Posted by Unknown on Thursday, April 24, 2014


Earlier, Mr Fallon vowed that the Conservatives would end onshore wind subsidies, seen as deeply unpopular in Tory heartlands, if they win the 2015 election.


By contrast Tory ministers have given enthusiastic backing to shale gas despite the fears of some backbenchers that fracking will provoke local opposition.


Mr Fallon also played down the significance of planned changes to trespass laws to pave the way for shale gas exploration under properties without their owners' permission, as first revealed by the Telegraph in January.


“The fracking doesn’t take place beneath their home, what we are discussing is whether the horizontal drilling... the pipe should pass several thousand feet below your house, what the legal position is there," he told the Telegraph.
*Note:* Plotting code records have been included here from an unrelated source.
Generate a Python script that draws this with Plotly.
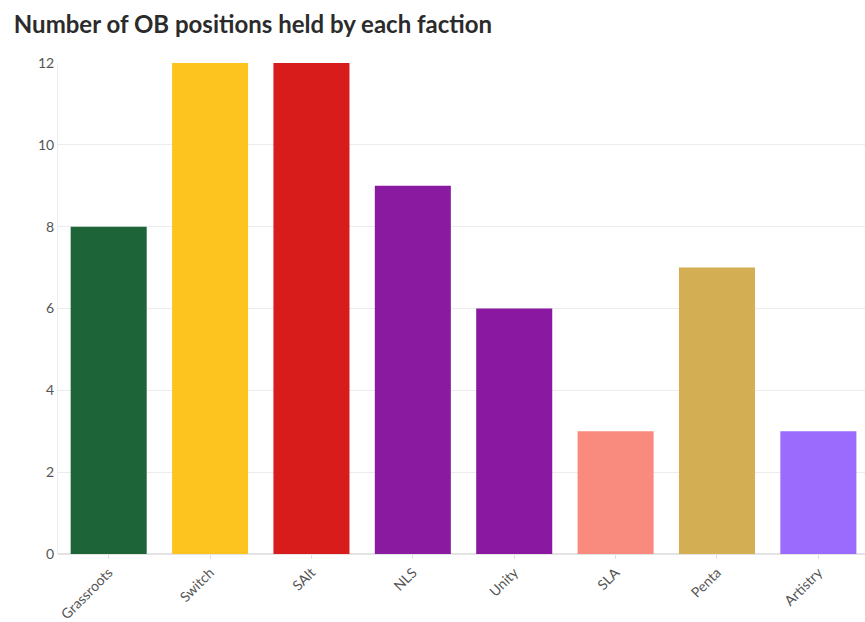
import plotly.graph_objects as go

factions = ["Grassroots", "Switch", "SAlt", "NLS", "Unity", "SLA", "Penta", "Artistry"]
positions = [8, 12, 12, 9, 6, 3, 7, 3]
colors = ["#1d6538", "#fdc41f", "#d81b1b", "#8a1aa0", "#8a18a0", "#f98b7e", "#d4ae53", "#9a6bfc"]
y_ticks = [0, 2, 4, 6, 8, 10, 12]

fig = go.Figure(go.Bar(x=factions, y=positions, marker=dict(color=colors, line=dict(width=0))))

fig.update_layout(
    width=865, height=622,
    margin=dict(l=58, r=0, t=63, b=68),
    paper_bgcolor="white", plot_bgcolor="white",
    bargap=0.25,
    showlegend=False,
    font=dict(family="Lato, Open Sans, sans-serif", color="#555555", size=13),
    title=dict(text="<b>Number of OB positions held by each faction</b>",
               x=0.016, xanchor="left", y=0.96, yanchor="middle",
               font=dict(size=24, color="#2b2b2b", family="Lato, Open Sans, sans-serif")),
)
fig.update_yaxes(range=[0, 12], tickvals=y_ticks, showgrid=True, gridcolor="#ececec",
                 zeroline=True, zerolinecolor="#e4e4e4", showline=True, linecolor="#ececec",
                 ticks="", automargin=False, tickfont=dict(size=14, color="#555555"))
fig.update_xaxes(range=[-0.5, 7.46], tickangle=-45, ticks="outside", tickcolor="#e0e0e0", ticklen=4,
                 showline=False, automargin=False, tickfont=dict(size=14, color="#555555"))

fig.write_html("out.html")
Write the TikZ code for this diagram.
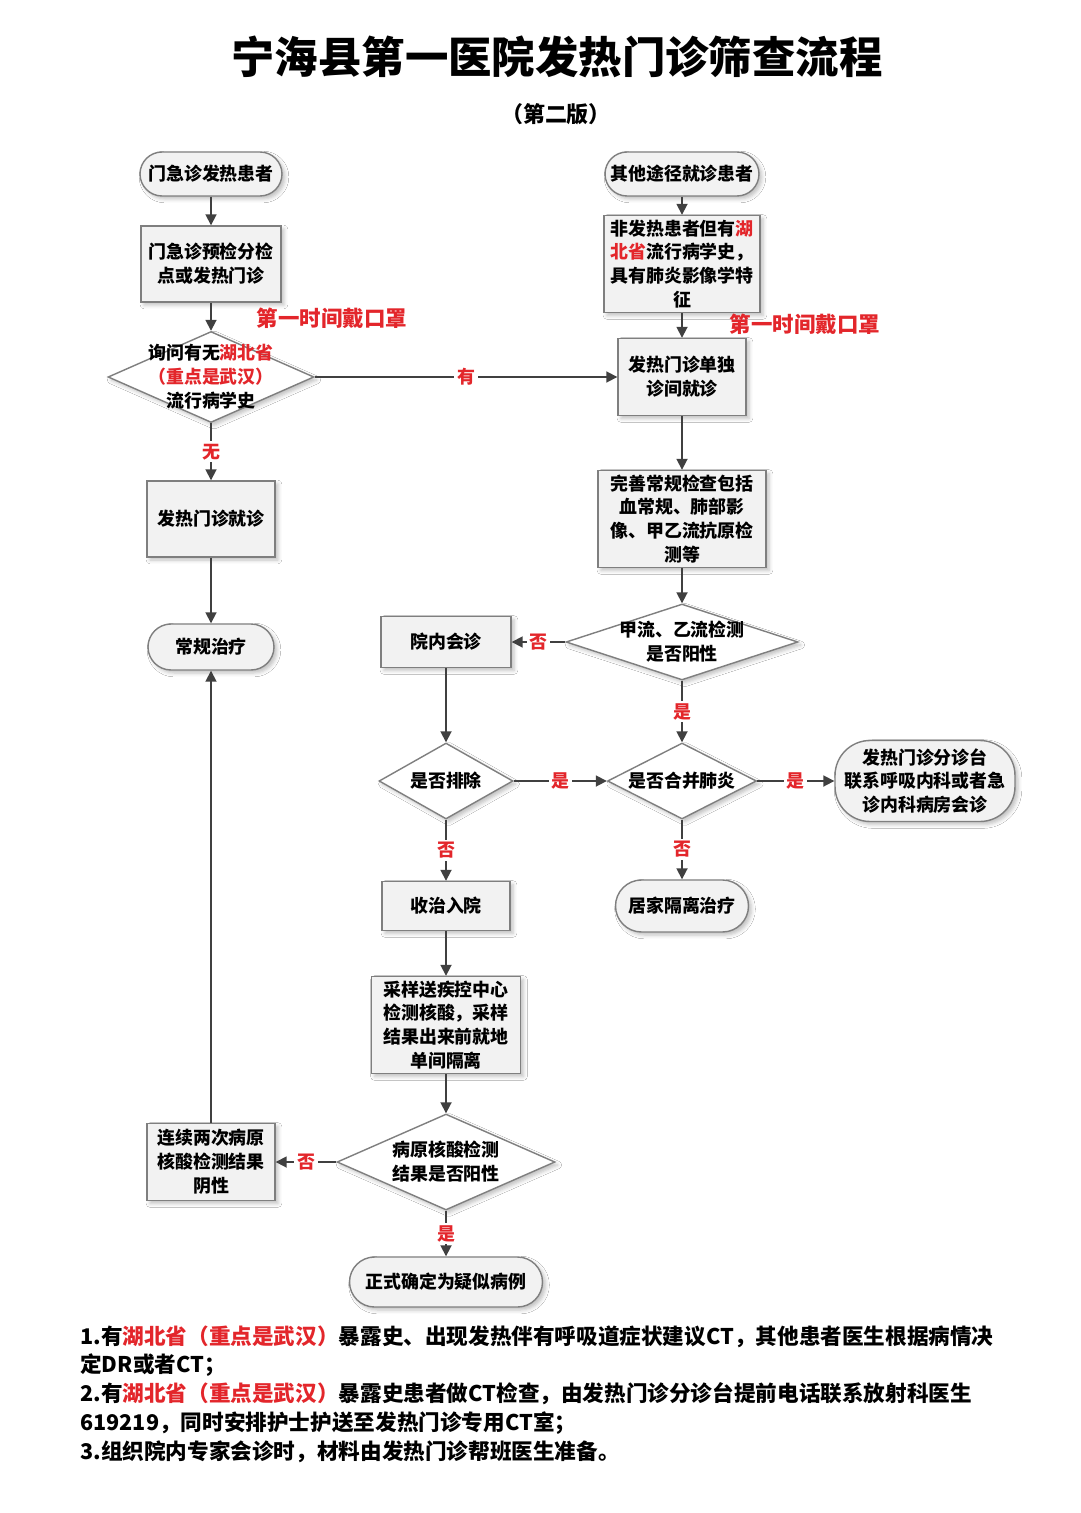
\documentclass[tikz,border=0pt]{standalone}
\usepackage{fontspec}
\setmainfont{Noto Sans CJK SC}
\usetikzlibrary{arrows.meta,shapes.geometric,shadows.blur}
\definecolor{fcRed}{HTML}{E3262B}
\definecolor{fcLine}{HTML}{404040}
\definecolor{fcEdge}{HTML}{7F7F7F}
\definecolor{fcFill}{HTML}{F2F2F2}
\newcommand{\boxfont}{\bfseries\fontsize{10.2}{13.6}\selectfont}
\newcommand{\hb}[1]{\textcolor{fcRed}{#1}}
\tikzset{
  >={Triangle[length=2.2mm,width=2.2mm]},
  proc/.style={draw=fcEdge, fill=fcFill, line width=0.8pt, align=center,
              inner sep=0pt, font=\boxfont,
              blur shadow={shadow blur steps=4, shadow xshift=0.6mm, shadow yshift=-0.6mm, shadow opacity=25}},
  term/.style={proc, rounded corners=4.4mm},
  dia/.style={diamond, draw=fcEdge, fill=white, line width=0.8pt, inner sep=0pt,
              blur shadow={shadow blur steps=4, shadow xshift=0.6mm, shadow yshift=-0.6mm, shadow opacity=25}},
  dtext/.style={align=center, font=\boxfont, inner sep=0pt},
  flow/.style={->, draw=fcLine, line width=1pt},
  yn/.style={fill=white, text=fcRed, inner sep=1.5pt, font=\boxfont},
  warn/.style={text=fcRed, font=\bfseries\fontsize{12.2}{14}\selectfont},
}

\begin{document}
\begin{tikzpicture}[x=0.02cm,y=-0.02cm]
    \fill[white] (0,0) rectangle (1080,1513);
    \useasboundingbox (0,0) rectangle (1080,1513);
    % title
    \node[font=\bfseries\fontsize{24.7}{28}\selectfont] (title) at (557,57) {宁海县第一医院发热门诊筛查流程};
    \node[font=\bfseries\fontsize{12.5}{14}\selectfont] (subtitle) at (556,114) {（第二版）};
    % left column
    \node[term,minimum width=2.84cm,minimum height=0.88cm] (n1) at (211,174) {门急诊发热患者};
    \node[proc,minimum width=2.80cm,minimum height=1.52cm] (n2) at (211,264) {门急诊预检分检\\点或发热门诊};
    \node[warn] (mask1) at (332,318) {第一时间戴口罩};
    \node[dia,minimum width=4.12cm,minimum height=1.82cm,
          label={[dtext,name=d1t]center:询问有无\hb{湖北省}\\\hb{（重点是武汉）}\\流行病学史}] (d1) at (211,377) {};
    \node[proc,minimum width=2.56cm,minimum height=1.52cm] (n3) at (211,519) {发热门诊就诊};
    \node[term,minimum width=2.52cm,minimum height=0.92cm,rounded corners=4.6mm] (n4) at (211,647) {常规治疗};
    % right column
    \node[term,minimum width=3.08cm,minimum height=0.88cm] (r1) at (682,174) {其他途径就诊患者};
    \node[proc,minimum width=3.12cm,minimum height=1.94cm] (r2) at (682,264)
          {非发热患者但有\hb{湖}\\\hb{北省}流行病学史，\\具有肺炎影像学特\\征};
    \node[warn] (mask2) at (805,324) {第一时间戴口罩};
    \node[proc,minimum width=2.56cm,minimum height=1.54cm] (r3) at (682,377) {发热门诊单独\\诊间就诊};
    \node[proc,minimum width=3.36cm,minimum height=1.94cm] (r4) at (682,519)
          {完善常规检查包括\\血常规、肺部影\\像、甲乙流抗原检\\测等};
    \node[dia,minimum width=4.64cm,minimum height=1.52cm,
          label={[dtext,name=d2t]center:甲流、乙流检测\\是否阳性}] (d2) at (682,642) {};
    % middle column
    \node[proc,minimum width=2.60cm,minimum height=1.02cm] (m1) at (446,642) {院内会诊};
    \node[dia,minimum width=2.68cm,minimum height=1.52cm,
          label={[dtext,name=d3t]center:是否排除}] (d3) at (446,781) {};
    \node[dia,minimum width=2.98cm,minimum height=1.52cm,
          label={[dtext,name=d4t]center:是否合并肺炎}] (d4) at (682,781) {};
    \node[term,minimum width=3.60cm,minimum height=1.62cm,rounded corners=7mm] (t1) at (925,781)
          {发热门诊分诊台\\联系呼吸内科或者急\\诊内科病房会诊};
    \node[proc,minimum width=2.56cm,minimum height=0.98cm] (m2) at (446,906) {收治入院};
    \node[term,minimum width=2.66cm,minimum height=1.04cm,rounded corners=5.2mm] (t2) at (682,906) {居家隔离治疗};
    \node[proc,minimum width=2.98cm,minimum height=1.94cm] (m3) at (446,1025)
          {采样送疾控中心\\检测核酸，采样\\结果出来前就地\\单间隔离};
    \node[dia,minimum width=4.36cm,minimum height=1.92cm,
          label={[dtext,name=d5t]center:病原核酸检测\\结果是否阳性}] (d5) at (446,1162) {};
    \node[proc,minimum width=2.56cm,minimum height=1.54cm] (m4) at (211,1162) {连续两次病原\\核酸检测结果\\阴性};
    \node[term,minimum width=3.86cm,minimum height=1.00cm,rounded corners=5mm] (t3) at (446,1282) {正式确定为疑似病例};
    % connectors
    \foreach \a/\b in {n1/n2, n2/d1, n3/n4, r1/r2, r2/r3, r3/r4, r4/d2, m1/d3, m2/m3, m3/d5, m4/n4}
      \draw[flow] (\a) -- (\b);
    \foreach \a/\b/\t in {d1/n3/无, d1/r3/有, d2/m1/否, d2/d4/是, d3/d4/是, d4/t1/是,
                          d3/m2/否, d4/t2/否, d5/m4/否, d5/t3/是}
      \draw[flow] (\a) -- node[yn]{\t} (\b);
    % notes
    \node[anchor=north west,align=left,inner sep=0pt,font=\bfseries\fontsize{12.3}{16.4}\selectfont] (notes) at (80,1325)
      {1.有\hb{湖北省（重点是武汉）}暴露史、出现发热伴有呼吸道症状建议CT，其他患者医生根据病情决\\
       定DR或者CT；\\
       2.有\hb{湖北省（重点是武汉）}暴露史患者做CT检查，由发热门诊分诊台提前电话联系放射科医生\\
       619219，同时安排护士护送至发热门诊专用CT室；\\
       3.组织院内专家会诊时，材料由发热门诊帮班医生准备。};
\end{tikzpicture}
\end{document}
The comments contradict those by Ed Davey, the energy secretary, who yesterday told BBC Radio 4's Today programme: "It's not so much it's the pipelines it's the actual fracking process that can go horizontally underground and under different landowners' land. The real issue is the fracking process."


Mr Fallon said levels of compensation, if any, for affected homeowner were yet to be decided.


The Renewable Energy Association accused Mr Fallon of “political bluster” over his onshore wind vow and said the green energy industry already supported more UK jobs than shale gas could.


“This kind of nakedly political positioning from the Conservatives undermines all the positive work this Government has put into renewables. The shale gas industry has Government’s unwavering support, and yet according to its own figures its potential for jobs is less than the renewables industry already achieves in the UK," REA head of public affairs James Court said.